Pulsating aurora (PsA) is characterized by quasi-periodic intensity modulations with a period of a few to tens of seconds which is known as the main modulation. Whistler-mode chorus waves play a crucial role in the pitch angle scattering of electrons to cause PsA, and the lower-band chorus causes precipitation of electrons whose energy is greater than several keV [Miyoshi et al., 2015]. The multi-wavelength optical measurements are useful to estimate the temporal-spatial variations of precipitating electron energy.
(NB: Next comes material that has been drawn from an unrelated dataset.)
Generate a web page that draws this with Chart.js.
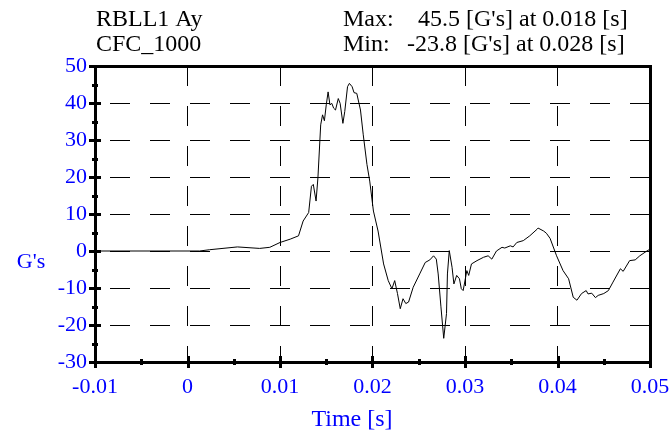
<!DOCTYPE html>
<html>
<head>
<meta charset="utf-8">
<script src="https://cdn.jsdelivr.net/npm/chart.js@4.4.1/dist/chart.umd.min.js"></script>
<style>
  html, body { margin: 0; padding: 0; background: #fff; }
  #wrap { width: 671px; height: 435px; }
</style>
</head>
<body>
<div id="wrap"><canvas id="myChart" width="671" height="435"></canvas></div>
<script>
// signal: time [s] and acceleration [G's]
const times = [
  -0.01, 0.0013, 0.0024, 0.0054, 0.0078, 0.0089, 0.0100, 0.0111, 0.0120, 0.0125,
  0.0131, 0.0134, 0.0136, 0.0139, 0.0141, 0.0144, 0.0146, 0.0148, 0.0150, 0.0152,
  0.0154, 0.0156, 0.0158, 0.0160, 0.0163, 0.0165, 0.0168, 0.0170, 0.0173, 0.0175,
  0.0178, 0.0180, 0.0183, 0.0187, 0.0190, 0.0194, 0.0197, 0.0201, 0.0206, 0.0212,
  0.0217, 0.0221, 0.0224, 0.0227, 0.0230, 0.0233, 0.0236, 0.0239, 0.0244, 0.0251,
  0.0257, 0.0262, 0.0266, 0.0269, 0.0271, 0.0274, 0.0277, 0.0280, 0.0281, 0.0283,
  0.0286, 0.0288, 0.0291, 0.0294, 0.0296, 0.0298, 0.0302, 0.0304, 0.0307, 0.0313,
  0.0320, 0.0325, 0.0329, 0.0334, 0.0340, 0.0343, 0.0349, 0.0352, 0.0356, 0.0363,
  0.0370, 0.0378, 0.0379, 0.0385, 0.0388, 0.0392, 0.0399, 0.0406, 0.0412, 0.0417,
  0.0421, 0.0426, 0.0431, 0.0433, 0.0437, 0.0441, 0.0444, 0.0450, 0.0455, 0.0460,
  0.0468, 0.0471, 0.0478, 0.0484, 0.0489, 0.0496, 0.0500
];
const accel = [
  0, 0, 0.35, 1.1, 0.7, 1.0, 2.3, 3.2, 4.1, 8.1,
  10.4, 17.5, 18.0, 13.5, 19.8, 34.1, 36.8, 35.2, 39.5, 43.0,
  39.5, 39.9, 38.6, 38.1, 41.2, 39.9, 34.5, 37.7, 44.4, 45.3,
  44.4, 42.8, 42.6, 38.1, 31.4, 23.4, 18.9, 10.8, 5.4, -3.5,
  -8.0, -10.2, -8.0, -11.5, -15.6, -12.9, -14.2, -13.8, -9.8, -6.2,
  -3.1, -2.4, -1.3, -2.2, -6.2, -15.1, -23.6, -16.9, -6.2, 0.1,
  -4.4, -8.9, -6.6, -7.5, -10.2, -10.7, -5.3, -6.6, -3.5, -2.6,
  -1.7, -1.3, -2.2, 0, 1.0, 0.8, 1.4, 1.1, 2.3, 2.8,
  4.1, 5.9, 6.2, 5.4, 4.8, 3.4, -1.3, -5.3, -7.5, -12.5,
  -13.3, -11.5, -10.7, -11.6, -11.4, -12.6, -12.0, -11.5, -10.7, -8.4,
  -4.8, -5.5, -2.6, -2.4, -1.3, -0.1, 0.5
];

const xRange = [-0.01, 0.05];
const yRange = [-30, 50];
const xStep = 0.01;
const yStep = 10;

const headerLeft = ['RBLL1 Ay', 'CFC_1000'];
const headerRight = [['Max:', "45.5 [G's] at 0.018 [s]"], ['Min:', "-23.8 [G's] at 0.028 [s]"]];
const xTitle = 'Time [s]';
const yTitle = "G's";

const FONT = '"Liberation Serif", "Times New Roman", serif';
const BLUE = '#0000ff';

const points = times.map((t, i) => ({ x: t, y: accel[i] }));

// frame, crossing ticks, header and axis titles
const decor = {
    id: 'decor',
    afterDraw(chart) {
        const ctx = chart.ctx;
        const a = chart.chartArea;
        const xs = chart.scales.x, ys = chart.scales.y;
        ctx.save();
        ctx.strokeStyle = '#000';
        ctx.lineWidth = 3;
        // minor + major ticks on left and bottom axes
        for (let v = yRange[0]; v <= yRange[1] + 1e-9; v += yStep / 2) {
            const py = Math.round(ys.getPixelForValue(v)) + 0.5;
            const major = Math.abs(v % yStep) < 1e-9;
            const len = major ? 6 : 3;
            ctx.beginPath();
            ctx.moveTo(a.left - len, py);
            ctx.lineTo(a.left + len, py);
            ctx.stroke();
        }
        for (let i = 0; i <= 12; i++) {
            const v = xRange[0] + i * xStep / 2;
            const px = Math.round(xs.getPixelForValue(v)) + 0.5;
            const len = i % 2 === 0 ? 6 : 3;
            ctx.beginPath();
            ctx.moveTo(px, a.bottom - len);
            ctx.lineTo(px, a.bottom + len);
            ctx.stroke();
        }
        ctx.strokeRect(Math.round(a.left) + 0.5, Math.round(a.top) + 0.5,
            Math.round(a.right - a.left), Math.round(a.bottom - a.top));

        ctx.font = '24px ' + FONT;
        ctx.fillStyle = '#000';
        ctx.textBaseline = 'alphabetic';
        ctx.textAlign = 'left';
        ctx.fillText(headerLeft[0], 96, 26);
        ctx.fillText(headerLeft[1], 96, 51);
        ctx.fillText(headerRight[0][0], 343, 26);
        ctx.fillText(headerRight[0][1], 418, 26);
        ctx.fillText(headerRight[1][0], 343, 51);
        ctx.fillText(headerRight[1][1], 407, 51);

        ctx.fillStyle = BLUE;
        ctx.textAlign = 'center';
        ctx.textBaseline = 'middle';
        ctx.font = '22px ' + FONT;
        ctx.fillText(yTitle, 31, 262);
        ctx.font = '24px ' + FONT;
        ctx.fillText(xTitle, 352, 420);
        ctx.restore();
    }
};

const ctx = document.getElementById('myChart').getContext('2d');
const myChart = new Chart(ctx, {
    type: 'scatter',
    data: {
        datasets: [{
            data: points,
            showLine: true,
            borderColor: '#000',
            borderWidth: 1,
            pointRadius: 0,
            tension: 0
        }]
    },
    options: {
        responsive: false,
        animation: false,
        layout: { padding: { top: 66, right: 21, left: 0, bottom: 0 } },
        plugins: { legend: { display: false }, tooltip: { enabled: false } },
        scales: {
            x: {
                type: 'linear',
                min: xRange[0], max: xRange[1],
                afterFit: s => { s.height = 73; s.paddingLeft = 0; s.paddingRight = 0; },
                ticks: {
                    stepSize: xStep,
                    color: BLUE,
                    padding: 12,
                    font: { family: FONT, size: 22 },
                    maxRotation: 0,
                    callback: v => String(Number(v.toFixed(3)))
                },
                grid: { color: '#000', lineWidth: 1, drawTicks: false },
                border: { display: false, dash: [20, 20], dashOffset: 0 }
            },
            y: {
                min: yRange[0], max: yRange[1],
                afterFit: s => { s.width = 95; s.paddingTop = 0; s.paddingBottom = 0; },
                ticks: {
                    stepSize: yStep,
                    color: BLUE,
                    padding: 8,
                    font: { family: FONT, size: 22 }
                },
                grid: { color: '#000', lineWidth: 1, drawTicks: false },
                border: { display: false, dash: [20, 20], dashOffset: 25 }
            }
        }
    },
    plugins: [decor]
});
</script>
</body>
</html>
In Tromsoe, Norway, we have operated highly-sensitive EMCCD cameras, which have simultaneously observed all-sky images of the emission intensity at the two wavelengths (427.8 and 844.6 nm) with a sampling frequency of 10 Hz. In this study, we investigate the spatio-temporal variations of precipitating electron energy using these EMCCD camera data. We estimated the precipitating electron energy of PsA by comparing the emission intensity ratio of the two emission lines using the all-sky image and the emission intensity by the GLobal airglOW (GLOW) model [Solomon, 2017]. We analyzed the events of March 6, 2017 at 2:15 UT. A moderate substorm occurred between 02:00 and 03:00 UTC on this day, and significant PsA emission was observed around 02:15 UTC during the substorm recovery phase. As a result of the case study, a few keV differences are found inside the patch, which suggests the spatial distributions of chorus-wave particle interactions in the magnetosphere. In addition to that, we developed auroral emission simulations combined with a test particle simulation and a two-fluid model to investigate relationship between the actual energy spectrum of precipitating electrons and the expected characteristic energy derived from the optical measurements. The result suggests that the energy estimated from optical observations is smaller than the energy with the largest downward energy flux. We also discussed the effect of the background emission on the estimated energy and found that the estimated energy may be underestimated if the background emission is not subtracted.